WHAT THE TASK ASKS: Go through the material and write it all out exactly, minus the pictures.
— START DATASET EXCERPT —
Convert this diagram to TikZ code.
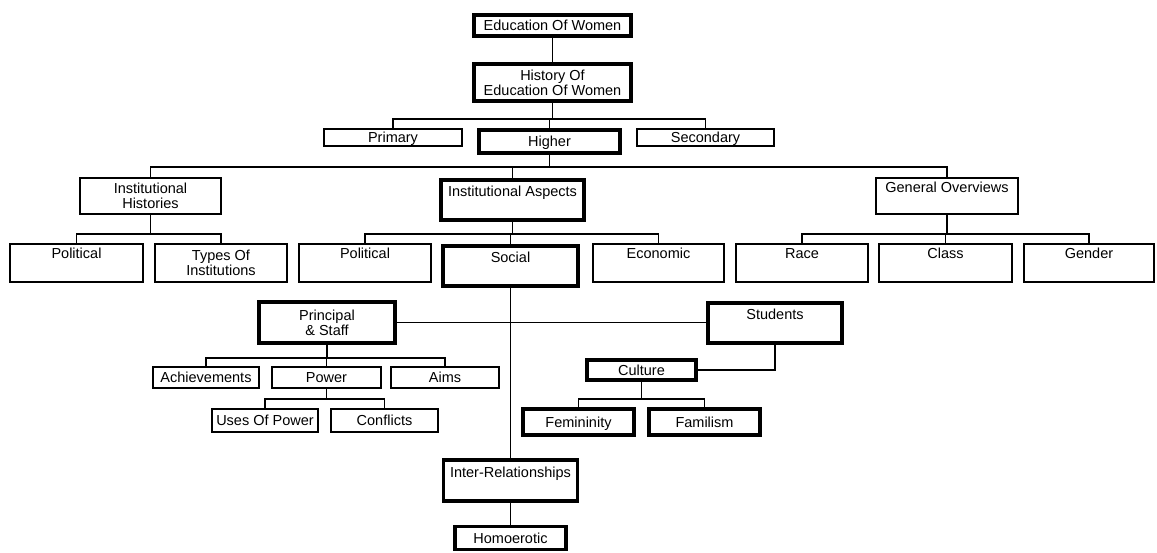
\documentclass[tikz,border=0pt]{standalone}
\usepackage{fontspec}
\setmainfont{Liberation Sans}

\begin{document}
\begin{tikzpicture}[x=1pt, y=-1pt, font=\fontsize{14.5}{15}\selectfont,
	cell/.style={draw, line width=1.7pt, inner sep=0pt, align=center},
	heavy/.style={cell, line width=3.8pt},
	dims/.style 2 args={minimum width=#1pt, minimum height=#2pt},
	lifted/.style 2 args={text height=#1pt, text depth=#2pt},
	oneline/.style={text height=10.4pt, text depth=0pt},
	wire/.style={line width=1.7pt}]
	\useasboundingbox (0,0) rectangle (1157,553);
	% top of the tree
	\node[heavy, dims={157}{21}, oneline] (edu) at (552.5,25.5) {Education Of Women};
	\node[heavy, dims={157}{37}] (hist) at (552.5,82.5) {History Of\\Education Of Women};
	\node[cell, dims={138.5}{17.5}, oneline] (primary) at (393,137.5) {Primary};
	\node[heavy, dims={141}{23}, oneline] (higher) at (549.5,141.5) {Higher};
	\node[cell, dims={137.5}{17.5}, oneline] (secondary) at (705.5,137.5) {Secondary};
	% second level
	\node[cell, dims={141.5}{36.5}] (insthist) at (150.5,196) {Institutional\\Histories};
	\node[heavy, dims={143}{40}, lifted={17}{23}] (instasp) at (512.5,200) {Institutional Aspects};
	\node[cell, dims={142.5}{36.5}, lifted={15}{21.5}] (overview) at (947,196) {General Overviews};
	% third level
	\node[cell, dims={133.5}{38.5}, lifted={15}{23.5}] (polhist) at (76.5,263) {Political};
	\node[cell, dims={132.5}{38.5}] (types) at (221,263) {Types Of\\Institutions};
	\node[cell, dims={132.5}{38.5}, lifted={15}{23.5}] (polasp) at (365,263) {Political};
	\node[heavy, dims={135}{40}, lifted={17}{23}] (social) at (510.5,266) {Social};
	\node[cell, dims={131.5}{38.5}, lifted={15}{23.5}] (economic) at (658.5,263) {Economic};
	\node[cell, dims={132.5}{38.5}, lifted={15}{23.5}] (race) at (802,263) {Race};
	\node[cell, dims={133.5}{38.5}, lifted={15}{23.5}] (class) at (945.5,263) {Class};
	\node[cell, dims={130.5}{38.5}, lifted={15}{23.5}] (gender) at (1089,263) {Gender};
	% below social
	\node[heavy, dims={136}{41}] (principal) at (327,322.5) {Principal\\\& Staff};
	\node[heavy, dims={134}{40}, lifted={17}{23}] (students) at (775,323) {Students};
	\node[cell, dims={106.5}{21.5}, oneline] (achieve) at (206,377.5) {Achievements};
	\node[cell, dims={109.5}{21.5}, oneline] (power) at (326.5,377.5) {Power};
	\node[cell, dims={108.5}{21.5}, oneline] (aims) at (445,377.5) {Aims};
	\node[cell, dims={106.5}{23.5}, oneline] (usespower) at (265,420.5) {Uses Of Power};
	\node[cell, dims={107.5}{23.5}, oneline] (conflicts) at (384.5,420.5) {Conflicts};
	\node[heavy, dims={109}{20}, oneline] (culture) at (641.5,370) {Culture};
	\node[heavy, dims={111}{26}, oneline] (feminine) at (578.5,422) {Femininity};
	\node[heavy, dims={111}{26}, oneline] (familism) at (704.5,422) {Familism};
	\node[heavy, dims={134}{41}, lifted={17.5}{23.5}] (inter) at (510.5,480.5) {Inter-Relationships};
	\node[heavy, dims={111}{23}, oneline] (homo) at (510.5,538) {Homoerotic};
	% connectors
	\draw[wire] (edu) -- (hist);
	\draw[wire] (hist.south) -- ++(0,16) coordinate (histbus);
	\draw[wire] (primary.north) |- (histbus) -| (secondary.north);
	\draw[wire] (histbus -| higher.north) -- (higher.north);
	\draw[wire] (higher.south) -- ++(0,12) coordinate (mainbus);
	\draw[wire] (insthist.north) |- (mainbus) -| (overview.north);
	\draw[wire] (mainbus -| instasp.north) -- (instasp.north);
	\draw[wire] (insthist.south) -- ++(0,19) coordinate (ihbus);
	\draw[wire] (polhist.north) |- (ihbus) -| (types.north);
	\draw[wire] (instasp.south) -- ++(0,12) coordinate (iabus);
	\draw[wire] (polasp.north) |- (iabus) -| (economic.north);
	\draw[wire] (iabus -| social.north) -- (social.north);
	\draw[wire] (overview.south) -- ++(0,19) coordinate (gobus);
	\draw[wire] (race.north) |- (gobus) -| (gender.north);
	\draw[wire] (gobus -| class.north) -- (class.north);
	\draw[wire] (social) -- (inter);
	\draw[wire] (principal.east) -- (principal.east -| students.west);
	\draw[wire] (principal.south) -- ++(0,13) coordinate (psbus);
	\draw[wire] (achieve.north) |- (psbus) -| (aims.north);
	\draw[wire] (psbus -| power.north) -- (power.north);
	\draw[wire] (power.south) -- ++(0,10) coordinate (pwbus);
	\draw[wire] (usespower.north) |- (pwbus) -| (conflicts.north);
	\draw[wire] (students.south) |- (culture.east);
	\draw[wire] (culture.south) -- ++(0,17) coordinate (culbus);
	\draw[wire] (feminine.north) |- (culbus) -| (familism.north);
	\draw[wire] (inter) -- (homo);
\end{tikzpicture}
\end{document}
— END DATASET EXCERPT —
ANSWER FOR THE TASK:
Convert this diagram to TikZ code.
\documentclass[tikz,border=0pt]{standalone}
\usepackage{fontspec}
\setmainfont{Liberation Sans}

\begin{document}
\begin{tikzpicture}[x=1pt, y=-1pt, font=\fontsize{14.5}{15}\selectfont,
	cell/.style={draw, line width=1.7pt, inner sep=0pt, align=center},
	heavy/.style={cell, line width=3.8pt},
	dims/.style 2 args={minimum width=#1pt, minimum height=#2pt},
	lifted/.style 2 args={text height=#1pt, text depth=#2pt},
	oneline/.style={text height=10.4pt, text depth=0pt},
	wire/.style={line width=1.7pt}]
	\useasboundingbox (0,0) rectangle (1157,553);
	% top of the tree
	\node[heavy, dims={157}{21}, oneline] (edu) at (552.5,25.5) {Education Of Women};
	\node[heavy, dims={157}{37}] (hist) at (552.5,82.5) {History Of\\Education Of Women};
	\node[cell, dims={138.5}{17.5}, oneline] (primary) at (393,137.5) {Primary};
	\node[heavy, dims={141}{23}, oneline] (higher) at (549.5,141.5) {Higher};
	\node[cell, dims={137.5}{17.5}, oneline] (secondary) at (705.5,137.5) {Secondary};
	% second level
	\node[cell, dims={141.5}{36.5}] (insthist) at (150.5,196) {Institutional\\Histories};
	\node[heavy, dims={143}{40}, lifted={17}{23}] (instasp) at (512.5,200) {Institutional Aspects};
	\node[cell, dims={142.5}{36.5}, lifted={15}{21.5}] (overview) at (947,196) {General Overviews};
	% third level
	\node[cell, dims={133.5}{38.5}, lifted={15}{23.5}] (polhist) at (76.5,263) {Political};
	\node[cell, dims={132.5}{38.5}] (types) at (221,263) {Types Of\\Institutions};
	\node[cell, dims={132.5}{38.5}, lifted={15}{23.5}] (polasp) at (365,263) {Political};
	\node[heavy, dims={135}{40}, lifted={17}{23}] (social) at (510.5,266) {Social};
	\node[cell, dims={131.5}{38.5}, lifted={15}{23.5}] (economic) at (658.5,263) {Economic};
	\node[cell, dims={132.5}{38.5}, lifted={15}{23.5}] (race) at (802,263) {Race};
	\node[cell, dims={133.5}{38.5}, lifted={15}{23.5}] (class) at (945.5,263) {Class};
	\node[cell, dims={130.5}{38.5}, lifted={15}{23.5}] (gender) at (1089,263) {Gender};
	% below social
	\node[heavy, dims={136}{41}] (principal) at (327,322.5) {Principal\\\& Staff};
	\node[heavy, dims={134}{40}, lifted={17}{23}] (students) at (775,323) {Students};
	\node[cell, dims={106.5}{21.5}, oneline] (achieve) at (206,377.5) {Achievements};
	\node[cell, dims={109.5}{21.5}, oneline] (power) at (326.5,377.5) {Power};
	\node[cell, dims={108.5}{21.5}, oneline] (aims) at (445,377.5) {Aims};
	\node[cell, dims={106.5}{23.5}, oneline] (usespower) at (265,420.5) {Uses Of Power};
	\node[cell, dims={107.5}{23.5}, oneline] (conflicts) at (384.5,420.5) {Conflicts};
	\node[heavy, dims={109}{20}, oneline] (culture) at (641.5,370) {Culture};
	\node[heavy, dims={111}{26}, oneline] (feminine) at (578.5,422) {Femininity};
	\node[heavy, dims={111}{26}, oneline] (familism) at (704.5,422) {Familism};
	\node[heavy, dims={134}{41}, lifted={17.5}{23.5}] (inter) at (510.5,480.5) {Inter-Relationships};
	\node[heavy, dims={111}{23}, oneline] (homo) at (510.5,538) {Homoerotic};
	% connectors
	\draw[wire] (edu) -- (hist);
	\draw[wire] (hist.south) -- ++(0,16) coordinate (histbus);
	\draw[wire] (primary.north) |- (histbus) -| (secondary.north);
	\draw[wire] (histbus -| higher.north) -- (higher.north);
	\draw[wire] (higher.south) -- ++(0,12) coordinate (mainbus);
	\draw[wire] (insthist.north) |- (mainbus) -| (overview.north);
	\draw[wire] (mainbus -| instasp.north) -- (instasp.north);
	\draw[wire] (insthist.south) -- ++(0,19) coordinate (ihbus);
	\draw[wire] (polhist.north) |- (ihbus) -| (types.north);
	\draw[wire] (instasp.south) -- ++(0,12) coordinate (iabus);
	\draw[wire] (polasp.north) |- (iabus) -| (economic.north);
	\draw[wire] (iabus -| social.north) -- (social.north);
	\draw[wire] (overview.south) -- ++(0,19) coordinate (gobus);
	\draw[wire] (race.north) |- (gobus) -| (gender.north);
	\draw[wire] (gobus -| class.north) -- (class.north);
	\draw[wire] (social) -- (inter);
	\draw[wire] (principal.east) -- (principal.east -| students.west);
	\draw[wire] (principal.south) -- ++(0,13) coordinate (psbus);
	\draw[wire] (achieve.north) |- (psbus) -| (aims.north);
	\draw[wire] (psbus -| power.north) -- (power.north);
	\draw[wire] (power.south) -- ++(0,10) coordinate (pwbus);
	\draw[wire] (usespower.north) |- (pwbus) -| (conflicts.north);
	\draw[wire] (students.south) |- (culture.east);
	\draw[wire] (culture.south) -- ++(0,17) coordinate (culbus);
	\draw[wire] (feminine.north) |- (culbus) -| (familism.north);
	\draw[wire] (inter) -- (homo);
\end{tikzpicture}
\end{document}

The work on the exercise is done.